Busiest & Quietest Months in Midland Real Estate
Midland's 2025 market opened slow, peaked in June, and held steady through the fall. June led with 275 closed sales at a $465,814 average. January was the quietest stretch at 153 sales. For homeowners, timing shaped competition and negotiation leverage just as much as the headline price did.
How 2025 Unfolded Month by Month
The market opened quietly. January's 153 closed sales and $424,288 average price reflected the typical post-holiday slowdown — fewer buyers were actively deciding, and sellers who succeeded leaned hard on sharp pricing and turnkey presentation. March then moved to 249 sales before April pulled back to 210, setting up the final push into peak season.
June was the clearest moment of strength: 275 closed sales at an average of $465,814. More listings were competed over, accepted offers came faster, and sellers had the strongest advantage of any month in 2025. After that, the market didn't fall apart — it simply normalized.
December rounded out the year with 217 sales at a $415,692 average. Mortgage rates, which opened the year at 6.91%, eased to 6.15% by December — a meaningful shift in monthly payments that helped keep buyers engaged even in the traditionally slower back half of the year.

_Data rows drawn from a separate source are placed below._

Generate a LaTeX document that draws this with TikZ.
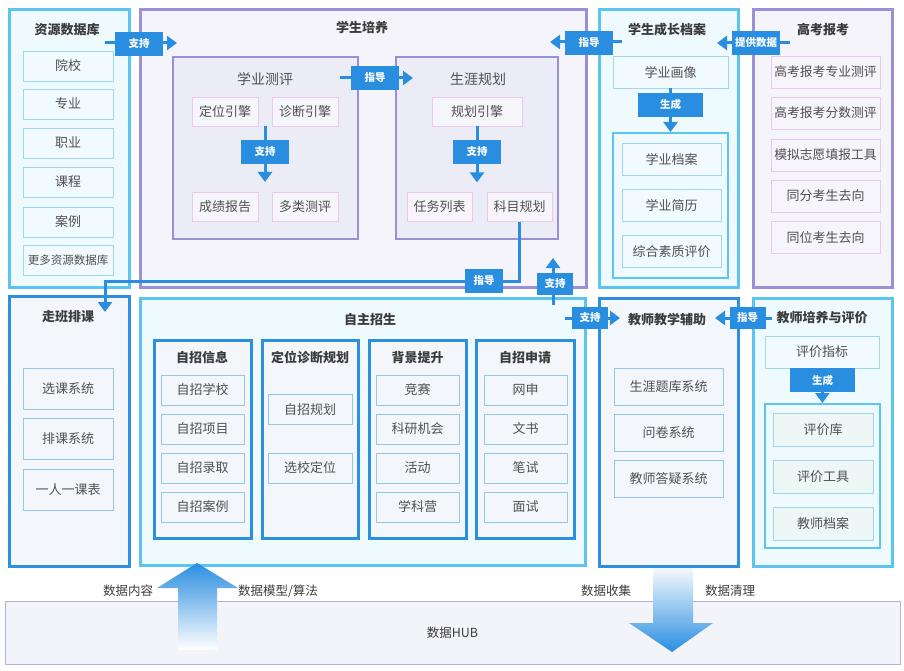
\documentclass[tikz,border=0pt]{standalone}
\usepackage{fontspec}
\setmainfont{Noto Sans CJK SC}
\usetikzlibrary{arrows.meta, positioning, calc}
\definecolor{skyline}{RGB}{91, 197, 242}
\definecolor{skyfill}{RGB}{238, 250, 254}
\definecolor{skyitem}{RGB}{160, 214, 242}
\definecolor{skyitemfill}{RGB}{241, 250, 254}
\definecolor{deepline}{RGB}{44, 143, 224}
\definecolor{deepfill}{RGB}{243, 247, 252}
\definecolor{deepitem}{RGB}{150, 198, 238}
\definecolor{violetline}{RGB}{154, 144, 216}
\definecolor{violetfill}{RGB}{244, 244, 250}
\definecolor{violetinner}{RGB}{236, 236, 246}
\definecolor{pinkline}{RGB}{234, 201, 238}
\definecolor{pinkfill}{RGB}{246, 245, 251}
\definecolor{mintfill}{RGB}{236, 247, 246}
\definecolor{tagblue}{RGB}{42, 142, 224}
\definecolor{textgray}{RGB}{80, 80, 80}
\definecolor{titlegray}{RGB}{60, 60, 60}
\definecolor{hubline}{RGB}{182, 176, 224}
\definecolor{hubfill}{RGB}{243, 243, 250}

\begin{document}
\begin{tikzpicture}[x=1pt, y=-1pt,
    box/.style={rectangle, inner sep=0pt},
    skypanel/.style={box, draw=skyline, fill=skyfill, line width=3pt},
    deeppanel/.style={box, draw=deepline, fill=deepfill, line width=3pt},
    violetpanel/.style={box, draw=violetline, fill=violetfill, line width=3pt},
    violetsub/.style={box, draw=violetline, fill=violetinner, line width=2.5pt},
    skysub/.style={box, draw=skyline, fill=skyfill, line width=2pt},
    deepsub/.style={box, draw=deepline, fill=deepfill, line width=3pt},
    itemtext/.style={text=textgray, font=\fontsize{13}{15}\selectfont},
    pinkitem/.style={box, itemtext, draw=pinkline, fill=pinkfill, line width=0.8pt},
    skyitembox/.style={box, itemtext, draw=skyitem, fill=skyitemfill, line width=0.8pt},
    deepitembox/.style={box, itemtext, draw=deepitem, fill=deepfill, line width=0.8pt},
    heading/.style={text=titlegray, font=\fontsize{13}{15}\selectfont\bfseries},
    subheading/.style={text=textgray, font=\fontsize{14}{16}\selectfont},
    tag/.style={box, fill=tagblue, text=white, font=\fontsize{10.5}{12}\selectfont\bfseries,
        minimum width=48, minimum height=24},
    smalltag/.style={tag, minimum width=36, minimum height=22},
    link/.style={draw=tagblue, line width=3pt, -{Triangle[length=10pt, width=14pt]}},
    note/.style={text=titlegray, font=\fontsize{12.5}{14}\selectfont}]
    \useasboundingbox (0,0) rectangle (904,671);

    % Resource database
    \node[skypanel, minimum width=120, minimum height=277] (res) at (69,148.5) {};
    \node[heading] (resT) at (67,30) {资源数据库};
    \node[skyitembox, minimum width=90, minimum height=30] (r1) at (68,66) {院校};
    \node[skyitembox, minimum width=90, minimum height=30] (r2) at (68,104) {专业};
    \node[skyitembox, minimum width=90, minimum height=30] (r3) at (68,143) {职业};
    \node[skyitembox, minimum width=90, minimum height=30] (r4) at (68,182) {课程};
    \node[skyitembox, minimum width=90, minimum height=30] (r5) at (68,222) {案例};
    \node[skyitembox, minimum width=90, minimum height=30, font=\fontsize{11.5}{13}\selectfont] (r6) at (68,260.5) {更多资源数据库};

    % Student training
    \node[violetpanel, minimum width=446, minimum height=277] (train) at (363,148.5) {};
    \node[heading] (trainT) at (362,28) {学生培养};
    \node[violetsub, minimum width=185, minimum height=182] (eval) at (265.5,148) {};
    \node[subheading] (evalT) at (265,79) {学业测评};
    \node[pinkitem, minimum width=66, minimum height=29] (e1) at (225,111.5) {定位引擎};
    \node[pinkitem, minimum width=66, minimum height=29] (e2) at (305,111.5) {诊断引擎};
    \node[pinkitem, minimum width=66, minimum height=29] (e3) at (225,207) {成绩报告};
    \node[pinkitem, minimum width=66, minimum height=29] (e4) at (305,207) {多类测评};
    \node[violetsub, minimum width=162, minimum height=182] (plan) at (477,148) {};
    \node[subheading] (planT) at (478,79) {生涯规划};
    \node[pinkitem, minimum width=90, minimum height=29] (p1) at (477,111.5) {规划引擎};
    \node[pinkitem, minimum width=65, minimum height=29] (p2) at (439.5,207) {任务列表};
    \node[pinkitem, minimum width=65, minimum height=29] (p3) at (519.5,207) {科目规划};

    % Growth record
    \node[skypanel, minimum width=139, minimum height=277] (grow) at (668.5,148.5) {};
    \node[heading] (growT) at (667,30) {学生成长档案};
    \node[skyitembox, minimum width=115, minimum height=32] (g0) at (670.5,72) {学业画像};
    \node[skysub, minimum width=115, minimum height=145] (gin) at (670.5,205.5) {};
    \node[skyitembox, minimum width=99, minimum height=32] (g1) at (671.5,159) {学业档案};
    \node[skyitembox, minimum width=99, minimum height=32] (g2) at (671.5,205) {学业简历};
    \node[skyitembox, minimum width=99, minimum height=32] (g3) at (671.5,251.5) {综合素质评价};

    % Gaokao application
    \node[violetpanel, minimum width=139, minimum height=277] (gk) at (822.5,148.5) {};
    \node[heading] (gkT) at (823,30) {高考报考};
    \node[pinkitem, minimum width=109, minimum height=32, font=\fontsize{12.8}{15}\selectfont] (k1) at (825.5,72) {高考报考专业测评};
    \node[pinkitem, minimum width=109, minimum height=32, font=\fontsize{12.8}{15}\selectfont] (k2) at (825.5,113) {高考报考分数测评};
    \node[pinkitem, minimum width=109, minimum height=32, font=\fontsize{12.8}{15}\selectfont] (k3) at (825.5,155) {模拟志愿填报工具};
    \node[pinkitem, minimum width=109, minimum height=32] (k4) at (825.5,196) {同分考生去向};
    \node[pinkitem, minimum width=109, minimum height=32] (k5) at (825.5,237.5) {同位考生去向};

    % Course scheduling
    \node[deeppanel, minimum width=120, minimum height=270] (zb) at (69,431) {};
    \node[heading] (zbT) at (68,317) {走班排课};
    \node[deepitembox, minimum width=90, minimum height=41] (z1) at (68,388.5) {选课系统};
    \node[deepitembox, minimum width=90, minimum height=41] (z2) at (68,439) {排课系统};
    \node[deepitembox, minimum width=90, minimum height=41] (z3) at (68,489.5) {一人一课表};

    % Independent enrollment
    \node[skypanel, minimum width=445, minimum height=267] (zz) at (362.5,431.5) {};
    \node[heading] (zzT) at (370,320) {自主招生};
    \node[deepsub, minimum width=97, minimum height=198] (info) at (202.5,439) {};
    \node[heading] (infoT) at (202,358) {自招信息};
    \node[deepitembox, minimum width=83, minimum height=30] (i1) at (202.5,390) {自招学校};
    \node[deepitembox, minimum width=83, minimum height=30] (i2) at (202.5,429) {自招项目};
    \node[deepitembox, minimum width=83, minimum height=30] (i3) at (202.5,468) {自招录取};
    \node[deepitembox, minimum width=83, minimum height=30] (i4) at (202.5,507) {自招案例};
    \node[deepsub, minimum width=96, minimum height=198] (pos) at (310,439) {};
    \node[heading] (posT) at (310,358) {定位诊断规划};
    \node[deepitembox, minimum width=84, minimum height=30] (o1) at (310,409.5) {自招规划};
    \node[deepitembox, minimum width=84, minimum height=30] (o2) at (310,468) {选校定位};
    \node[deepsub, minimum width=97, minimum height=198] (bg) at (417.5,439) {};
    \node[heading] (bgT) at (417.5,358) {背景提升};
    \node[deepitembox, minimum width=83, minimum height=30] (b1) at (417.5,390) {竞赛};
    \node[deepitembox, minimum width=83, minimum height=30] (b2) at (417.5,429) {科研机会};
    \node[deepitembox, minimum width=83, minimum height=30] (b3) at (417.5,468) {活动};
    \node[deepitembox, minimum width=83, minimum height=30] (b4) at (417.5,507) {学科营};
    \node[deepsub, minimum width=98, minimum height=198] (app) at (525,439) {};
    \node[heading] (appT) at (525,358) {自招申请};
    \node[deepitembox, minimum width=83, minimum height=30] (a1) at (525.5,390) {网申};
    \node[deepitembox, minimum width=83, minimum height=30] (a2) at (525.5,429) {文书};
    \node[deepitembox, minimum width=83, minimum height=30] (a3) at (525.5,468) {笔试};
    \node[deepitembox, minimum width=83, minimum height=30] (a4) at (525.5,507) {面试};

    % Teaching assistance
    \node[deeppanel, minimum width=139, minimum height=268] (teach) at (668.5,432) {};
    \node[heading] (teachT) at (667,320) {教师教学辅助};
    \node[deepitembox, minimum width=109, minimum height=37] (t1) at (668.5,386.5) {生涯题库系统};
    \node[deepitembox, minimum width=109, minimum height=37] (t2) at (668.5,432.5) {问卷系统};
    \node[deepitembox, minimum width=109, minimum height=37] (t3) at (668.5,479) {教师答疑系统};

    % Teacher evaluation
    \node[skypanel, minimum width=139, minimum height=268] (tev) at (822.5,432) {};
    \node[heading] (tevT) at (822,318) {教师培养与评价};
    \node[skyitembox, minimum width=114, minimum height=32] (v0) at (822,352) {评价指标};
    \node[skysub, minimum width=115, minimum height=144] (vin) at (822.5,476) {};
    \node[skyitembox, minimum width=100, minimum height=33, fill=mintfill] (v1) at (823,430) {评价库};
    \node[skyitembox, minimum width=100, minimum height=33, fill=mintfill] (v2) at (823,476.5) {评价工具};
    \node[skyitembox, minimum width=100, minimum height=33, fill=mintfill] (v3) at (823,523.5) {教师档案};

    % Connectors
    \coordinate (c1) at (105,43);
    \coordinate (c2) at (177,43);
    \draw[link] (c1) -- (c2);
    \node[tag] (tag1) at (139,44) {支持};

    \coordinate (c3) at (340,78);
    \coordinate (c4) at (413,78);
    \draw[link] (c3) -- (c4);
    \node[tag] (tag2) at (375,78) {指导};

    \coordinate (c5) at (265,126);
    \coordinate (c6) at (265,182);
    \draw[link] (c5) -- (c6);
    \node[tag] (tag3) at (265,152) {支持};

    \coordinate (c7) at (p1.south);
    \coordinate (c8) at ($(p1.south)+(0,56)$);
    \draw[link] (c7) -- (c8);
    \node[tag] (tag4) at (477,152) {支持};

    \coordinate (c9) at (622,42);
    \coordinate (c10) at (550,42);
    \draw[link] (c9) -- (c10);
    \node[tag] (tag5) at (589,43) {指导};

    \coordinate (c11) at (790,43);
    \coordinate (c12) at (717,43);
    \draw[link] (c11) -- (c12);
    \node[tag] (tag6) at (756,43) {提供数据};

    \draw[link] (g0.south) -- (gin.north);
    \node[tag, minimum width=65] (tag7) at (670.5,105) {生成};

    \draw[link] (v0.south) -- (vin.north);
    \node[tag, minimum width=65] (tag8) at (822.5,380) {生成};

    \coordinate (c13) at (772,318);
    \coordinate (c14) at (715,318);
    \draw[link] (c13) -- (c14);
    \node[smalltag] (tag9) at (747.5,318) {指导};

    \coordinate (c15) at (565,318);
    \coordinate (c16) at (620,318);
    \draw[link] (c15) -- (c16);
    \node[smalltag] (tag10) at (590,317.5) {支持};

    \coordinate (c17) at (553,305);
    \coordinate (c18) at (553,258);
    \draw[link] (c17) -- (c18);
    \node[smalltag] (tag11) at (555,284) {支持};

    \coordinate (c19) at (105,281);
    \coordinate (c20) at (105,312);
    \draw[link] (p3.south) |- (c19) -- (c20);
    \node[smalltag, minimum width=38, minimum height=24] (tag12) at (484,281) {指导};

    % Data hub
    \node[box, draw=hubline, fill=hubfill, line width=1pt, minimum width=895, minimum height=63,
        note] (hub) at (452.5,632.5) {数据HUB};
    \shade[top color=tagblue, bottom color=white]
        (178,650) -- (178,588) -- (157,588) -- (197,563) -- (238,588)
        -- (217,588) -- (217,650) -- cycle;
    \shade[top color=tagblue!5, bottom color=tagblue]
        (653,568) -- (693,568) -- (693,623) -- (713,623) -- (672,652)
        -- (629,623) -- (653,623) -- cycle;
    \node[note] (d1) at (128,591) {数据内容};
    \node[note] (d2) at (278,591) {数据模型/算法};
    \node[note] (d3) at (606,591) {数据收集};
    \node[note] (d4) at (730,591) {数据清理};
\end{tikzpicture}
\end{document}
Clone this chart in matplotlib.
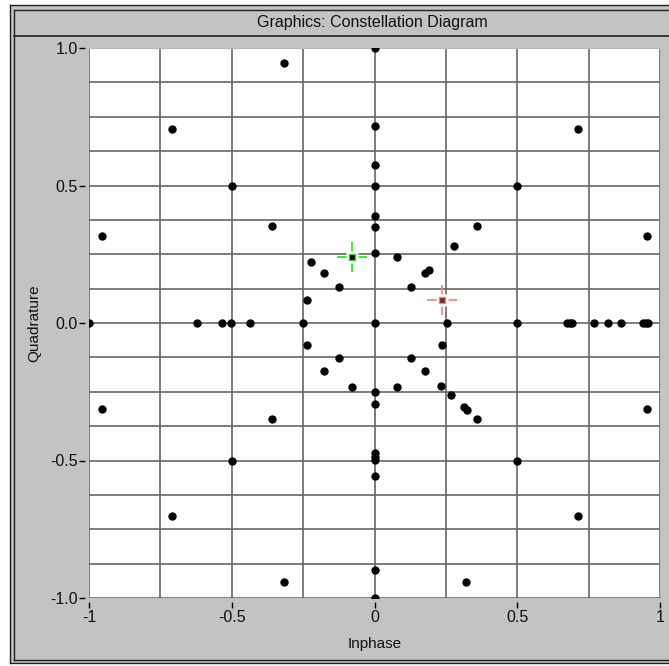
import matplotlib
matplotlib.use("Agg")
import matplotlib.pyplot as plt
from matplotlib.lines import Line2D
from matplotlib.patches import Rectangle
from matplotlib.ticker import FixedLocator, MultipleLocator

# ---------------- data ----------------
title_text = "Graphics: Constellation Diagram"
x_label = "Inphase"
y_label = "Quadrature"
x_ticks = [-1.0, -0.5, 0.0, 0.5, 1.0]
x_tick_labels = ["-1", "-0.5", "0", "0.5", "1"]
y_ticks = [-1.0, -0.5, 0.0, 0.5, 1.0]
y_tick_labels = ["-1.0", "-0.5", "0.0", "0.5", "1.0"]

# points on the Q axis (I = 0)
axis_q = [1.0, 0.716, 0.576, 0.5, 0.39, 0.348, 0.254, 0.0, -0.25, -0.296,
          -0.474, -0.486, -0.497, -0.556, -0.899, -1.0]
# points on the I axis (Q = 0)
axis_i = [-1.0, -0.623, -0.533, -0.503, -0.437, -0.25, 0.253, 0.5,
          0.675, 0.685, 0.693, 0.768, 0.818, 0.863, 0.94, 0.95, 0.957]
# remaining symbols
sym_i = [-0.317, -0.711, -0.5, -0.358, -0.953, -0.08, -0.222, -0.176, -0.124, -0.237,
         0.712, 0.5, 0.359, 0.953, 0.277, 0.08, 0.176, 0.192, 0.127, 0.236,
         -0.236, -0.124, -0.176, -0.08, -0.953, -0.358, -0.5, -0.711, -0.317,
         0.236, 0.127, 0.176, 0.08, 0.233, 0.268, 0.312, 0.323, 0.359, 0.5, 0.953,
         0.712, 0.319]
sym_q = [0.946, 0.707, 0.5, 0.354, 0.316, 0.239, 0.223, 0.181, 0.130, 0.083,
         0.707, 0.5, 0.354, 0.316, 0.280, 0.239, 0.181, 0.193, 0.130, 0.082,
         -0.079, -0.126, -0.176, -0.234, -0.312, -0.348, -0.5, -0.702, -0.941,
         -0.079, -0.126, -0.176, -0.234, -0.230, -0.261, -0.307, -0.317, -0.348, -0.5, -0.312,
         -0.702, -0.941]
# cursors
cursor_green = (-0.08, 0.239)
cursor_red = (0.236, 0.082)

# ---------------- style ----------------
plt.rcParams["font.family"] = ["Liberation Sans", "DejaVu Sans"]

W, H = 669, 666
fig = plt.figure(figsize=(W / 100, H / 100), dpi=100, facecolor="white")

def fx(px):
    return px / W

def fy(py):
    return 1 - py / H

panel_gray = "#c4c2c4"
dark = "#202020"

fig.add_artist(Rectangle((fx(10), fy(663)), fx(W - 10 + 5), 658 / H,
                         transform=fig.transFigure, facecolor=panel_gray,
                         edgecolor="none", zorder=0))

def hline(y, x0, x1, c=dark, lw=1.0):
    fig.add_artist(Line2D([fx(x0), fx(x1)], [fy(y), fy(y)], transform=fig.transFigure,
                          color=c, lw=lw, zorder=1))

def vline(x, y0, y1, c=dark, lw=1.0):
    fig.add_artist(Line2D([fx(x), fx(x)], [fy(y0), fy(y1)], transform=fig.transFigure,
                          color=c, lw=lw, zorder=1))

hline(5, 10, W)
vline(10, 5, 663)
vline(14, 10, 660)
hline(10, 14, W)
hline(36, 14, W, lw=1.2)
hline(660, 14, W)
hline(663, 10, W)

fig.text(fx(372), fy(22), title_text, ha="center", va="center", fontsize=11.5, color="#101010")

ax = fig.add_axes([fx(89), fy(598), (660 - 89) / W, (598 - 48) / H])
ax.set_facecolor("white")
ax.set_xlim(-1, 1)
ax.set_ylim(-1, 1)

ax.xaxis.set_major_locator(FixedLocator(x_ticks))
ax.yaxis.set_major_locator(FixedLocator(y_ticks))
ax.set_xticklabels(x_tick_labels)
ax.set_yticklabels(y_tick_labels)
ax.xaxis.set_minor_locator(MultipleLocator(0.25))
ax.yaxis.set_minor_locator(MultipleLocator(0.125))
ax.grid(True, which="both", color="#666666", lw=1.2, zorder=1)
ax.set_axisbelow(True)
ax.tick_params(which="minor", length=0)
ax.tick_params(which="major", direction="out", length=4, width=1.0, color="black",
               labelsize=11.5, labelcolor="#101010")
ax.tick_params(axis="y", pad=1)
ax.tick_params(axis="x", pad=2)

for s in ["left", "bottom"]:
    ax.spines[s].set_position(("outward", 3))
    ax.spines[s].set_visible(False)
for s in ["top", "right"]:
    ax.spines[s].set_color("#b8b8b8")
    ax.spines[s].set_linewidth(0.8)

ax.set_xlabel(x_label, fontsize=11, color="#101010", labelpad=8)
ax.set_ylabel(y_label, fontsize=11, color="#101010")
ax.yaxis.set_label_coords((41 - 89) / 571, 0.5)

ms = 5
ax.plot([0.0] * len(axis_q), axis_q, "o", color="black", ms=ms, zorder=3)
ax.plot(axis_i, [0.0] * len(axis_i), "o", color="black", ms=ms, zorder=3)
ax.plot(sym_i, sym_q, "o", color="black", ms=ms, zorder=3)

# cursors: crosshair with a gap around the centre square
for (cx, cy), col, face in [(cursor_green, "#22dd22", "black"), (cursor_red, "#f08080", "#603030")]:
    ax.plot([cx], [cy], marker="+", color=col, ms=22, mew=1.2, zorder=4)
    ax.plot([cx], [cy], marker="s", mfc="white", mec="none", ms=9, zorder=4.5)
    ax.plot([cx], [cy], marker="s", mfc=face, mec=col, ms=5, mew=1, zorder=5)

fig.savefig("out.png", dpi=100, facecolor="white")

Price and volume didn't always move together. April had the year's lowest average ($405,514) but wasn't the slowest month — a reminder that monthly averages reflect which types of homes sell, not just how many.
79701 vs. 79706: How Local Areas Compared
Midland's seasonal rhythm was consistent across the market, but different parts of Midland experienced it at different price points and paces. Here's how the two key areas stacked up across the full year.
79706 moved more volume at a faster pace — 383 sales averaging 46 days on market. 79701's median rose 6.8% year-over-year from $250,000 to $267,000. Meanwhile, 79706's median slipped from $402,500 to $375,000 as elevated rates put pressure on higher price points throughout the year.
What Seasonality Meant for Buyers & Sellers
The same home — same block, same condition — could generate very different offers depending entirely on when it hit the market. Timing shaped competition and negotiation leverage just as much as the headline price did.
If You Were Selling
Peak months meant more showings and competing offers. The busiest sellers prepared before the market peaked — photos, repairs, and pricing clarity handled in advance, not in response to a slow start.
If You Were Buying
Quieter months gave buyers more choices, more time to negotiate, and less risk of being outbid. The buyers who succeeded kept focus on the monthly payment — critical in a year when mortgage rates were a consistent part of every affordability conversation.
What the Year Rewarded
- 01 Preparation before the peak beat preparation at the peak.
Homeowners who benefited most from the spring surge had their listings ready before activity peaked — not scrambling to catch up once competing homes appeared.
- 02 Realistic pricing from day one outperformed optimistic pricing with later reductions.
Overpriced homes that sat through slower months required larger adjustments and accumulated "stale listing" days — a signal buyers use to negotiate harder.
- 03 Payment-first thinking drove better buyer decisions.
With rates elevated, the monthly payment often determined whether a purchase made sense. Buyers anchored to payment — not price — made cleaner decisions.
- 04 Local area context mattered more than city-wide averages.
Different parts of Midland followed the same seasonal forces but landed in very different places. Local inventory, median pricing, and days-on-market told a far more useful story than any market-wide headline.
Strategist's FAQ
June — 275 closed sales at a $465,814 average. More closings than any other month in 2025. Sellers saw stronger traffic, accepted offers came faster, and buyers faced the most competition of the year.
January — 153 closed sales at a $424,288 average. Sellers who succeeded prioritized pricing accuracy and move-in readiness rather than waiting for the market to pick up on its own.
Not consistently. April had the lowest average price ($405,514) even though it wasn't the slowest month. Price averages shift based on which types of homes close each month — pairing volume with price data gives the most useful picture.
79701 closed 247 sales at a $267,000 median — up from $250,000 in 2024, averaging 54 days on market. 79706 closed 383 sales at a $375,000 median — down from $402,500 in 2024 — averaging 46 days. 79706 moved more volume faster; 79701 posted stronger year-over-year price growth.
December 2025: 66 active listings in 79701 (3.2 months inventory, 93.7% Close To OLP) and 141 in 79706 (4.4 months, 93.0%). More inventory in 79706 gave buyers more options and room to negotiate — explaining why late-year outcomes varied noticeably across different parts of Midland.